### Provided material ###

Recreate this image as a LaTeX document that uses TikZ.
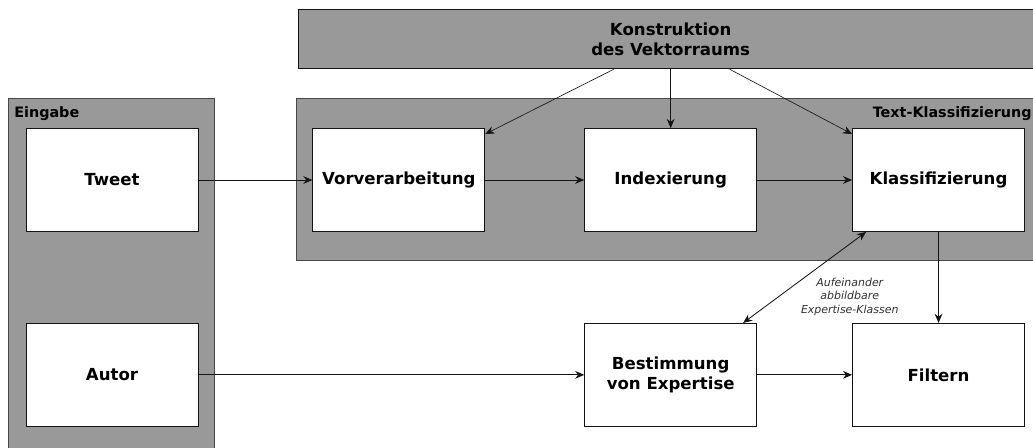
\documentclass[tikz,border=0pt]{standalone}
\usepackage{fontspec}
\setmainfont{DejaVu Sans}
\usepackage{tikz}
\usetikzlibrary{arrows.meta, positioning, calc, fit, backgrounds}
\definecolor{panelgray}{RGB}{153,153,153}
\definecolor{mydark}{RGB}{20,20,20}
\definecolor{myedge}{RGB}{70,70,70}
\definecolor{mylabel}{RGB}{50,50,50}
\tikzset{
  block/.style={rectangle, draw=mydark, fill=white,
    minimum width=4.3cm, minimum height=2.575cm, align=center,
    font=\fontsize{11.8}{14.2}\selectfont\bfseries, inner sep=0pt, line width=0.6pt},
  panel/.style={rectangle, draw=myedge, fill=panelgray, inner sep=0pt, line width=0.7pt},
  paneltitle/.style={font=\fontsize{10.2}{12}\selectfont\bfseries, inner sep=0pt},
  arrow/.style={-{Stealth[length=6.5pt, width=5.5pt]}, line width=0.6pt, color=mydark},
  thinarrow/.style={-{Stealth[length=6.5pt, width=5.5pt]}, line width=0.45pt, color=mydark},
  twoarrow/.style={{Stealth[length=6.5pt, width=5.5pt]}-{Stealth[length=6.5pt, width=5.5pt]}, line width=0.6pt, color=mydark},
  note/.style={font=\fontsize{7.8}{9.6}\selectfont\itshape, color=mylabel, align=center, inner sep=0pt}
}

\begin{document}
\begin{tikzpicture}[node distance=2.275cm and 2.475cm]
  \useasboundingbox (0,0) rectangle (25.825,-11.2);
  \node[block] (tweet) at (2.8,-4.5) {Tweet};
  \node[block, below=of tweet] (autor) {Autor};
  \node[block, right=2.85cm of tweet] (vor) {Vorverarbeitung};
  \node[block, right=of vor] (idx) {Indexierung};
  \node[block, right=2.375cm of idx] (kla) {Klassifizierung};
  \node[block, below=of idx] (best) {Bestimmung\\von Expertise};
  \node[block, below=of kla] (fil) {Filtern};
  \node[block, fill=panelgray, minimum width=18.6cm, minimum height=1.475cm, above=1.47cm of idx] (kon) {Konstruktion\\des Vektorraums};

  \begin{scope}[on background layer]
    \node[panel, fit={($(tweet.north west)+(-0.425,0.74)$) ($(autor.south east)+(0.4,-0.7)$)}] (eingabe) {};
    \node[panel, fit={($(vor.north west)+(-0.4,0.74)$) ($(kla.south east)+(0.4,-0.725)$)}] (textkl) {};
  \end{scope}
  \node[paneltitle, anchor=north west] (eintitle) at ($(eingabe.north west)+(0.15,-0.21)$) {Eingabe};
  \node[paneltitle, anchor=north east] (texttitle) at ($(textkl.north east)+(-0.24,-0.21)$) {Text-Klassifizierung};

  \draw[arrow] (tweet) -- (vor);
  \draw[arrow] (vor) -- (idx);
  \draw[arrow] (idx) -- (kla);
  \draw[arrow] (autor) -- (best);
  \draw[arrow] (best) -- (fil);
  \draw[arrow] (kla) -- (fil);
  \draw[thinarrow] ($(kon.south)+(-1.425,0)$) -- (vor.28);
  \draw[thinarrow] (kon) -- (idx);
  \draw[thinarrow] ($(kon.south)+(1.475,0)$) -- (kla.152);
  \draw[twoarrow] ($(kla.south west)+(0.35,0)$) -- node[note, midway, anchor=north west, xshift=-0.1cm] {Aufeinander\\abbildbare\\Expertise-Klassen} ($(best.north east)+(-0.35,0)$);
\end{tikzpicture}
\end{document}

###

What you are asked to do:
Copy out all the data exactly; skip the pictures.

Response:
Recreate this image as a LaTeX document that uses TikZ.
\documentclass[tikz,border=0pt]{standalone}
\usepackage{fontspec}
\setmainfont{DejaVu Sans}
\usepackage{tikz}
\usetikzlibrary{arrows.meta, positioning, calc, fit, backgrounds}
\definecolor{panelgray}{RGB}{153,153,153}
\definecolor{mydark}{RGB}{20,20,20}
\definecolor{myedge}{RGB}{70,70,70}
\definecolor{mylabel}{RGB}{50,50,50}
\tikzset{
  block/.style={rectangle, draw=mydark, fill=white,
    minimum width=4.3cm, minimum height=2.575cm, align=center,
    font=\fontsize{11.8}{14.2}\selectfont\bfseries, inner sep=0pt, line width=0.6pt},
  panel/.style={rectangle, draw=myedge, fill=panelgray, inner sep=0pt, line width=0.7pt},
  paneltitle/.style={font=\fontsize{10.2}{12}\selectfont\bfseries, inner sep=0pt},
  arrow/.style={-{Stealth[length=6.5pt, width=5.5pt]}, line width=0.6pt, color=mydark},
  thinarrow/.style={-{Stealth[length=6.5pt, width=5.5pt]}, line width=0.45pt, color=mydark},
  twoarrow/.style={{Stealth[length=6.5pt, width=5.5pt]}-{Stealth[length=6.5pt, width=5.5pt]}, line width=0.6pt, color=mydark},
  note/.style={font=\fontsize{7.8}{9.6}\selectfont\itshape, color=mylabel, align=center, inner sep=0pt}
}

\begin{document}
\begin{tikzpicture}[node distance=2.275cm and 2.475cm]
  \useasboundingbox (0,0) rectangle (25.825,-11.2);
  \node[block] (tweet) at (2.8,-4.5) {Tweet};
  \node[block, below=of tweet] (autor) {Autor};
  \node[block, right=2.85cm of tweet] (vor) {Vorverarbeitung};
  \node[block, right=of vor] (idx) {Indexierung};
  \node[block, right=2.375cm of idx] (kla) {Klassifizierung};
  \node[block, below=of idx] (best) {Bestimmung\\von Expertise};
  \node[block, below=of kla] (fil) {Filtern};
  \node[block, fill=panelgray, minimum width=18.6cm, minimum height=1.475cm, above=1.47cm of idx] (kon) {Konstruktion\\des Vektorraums};

  \begin{scope}[on background layer]
    \node[panel, fit={($(tweet.north west)+(-0.425,0.74)$) ($(autor.south east)+(0.4,-0.7)$)}] (eingabe) {};
    \node[panel, fit={($(vor.north west)+(-0.4,0.74)$) ($(kla.south east)+(0.4,-0.725)$)}] (textkl) {};
  \end{scope}
  \node[paneltitle, anchor=north west] (eintitle) at ($(eingabe.north west)+(0.15,-0.21)$) {Eingabe};
  \node[paneltitle, anchor=north east] (texttitle) at ($(textkl.north east)+(-0.24,-0.21)$) {Text-Klassifizierung};

  \draw[arrow] (tweet) -- (vor);
  \draw[arrow] (vor) -- (idx);
  \draw[arrow] (idx) -- (kla);
  \draw[arrow] (autor) -- (best);
  \draw[arrow] (best) -- (fil);
  \draw[arrow] (kla) -- (fil);
  \draw[thinarrow] ($(kon.south)+(-1.425,0)$) -- (vor.28);
  \draw[thinarrow] (kon) -- (idx);
  \draw[thinarrow] ($(kon.south)+(1.475,0)$) -- (kla.152);
  \draw[twoarrow] ($(kla.south west)+(0.35,0)$) -- node[note, midway, anchor=north west, xshift=-0.1cm] {Aufeinander\\abbildbare\\Expertise-Klassen} ($(best.north east)+(-0.35,0)$);
\end{tikzpicture}
\end{document}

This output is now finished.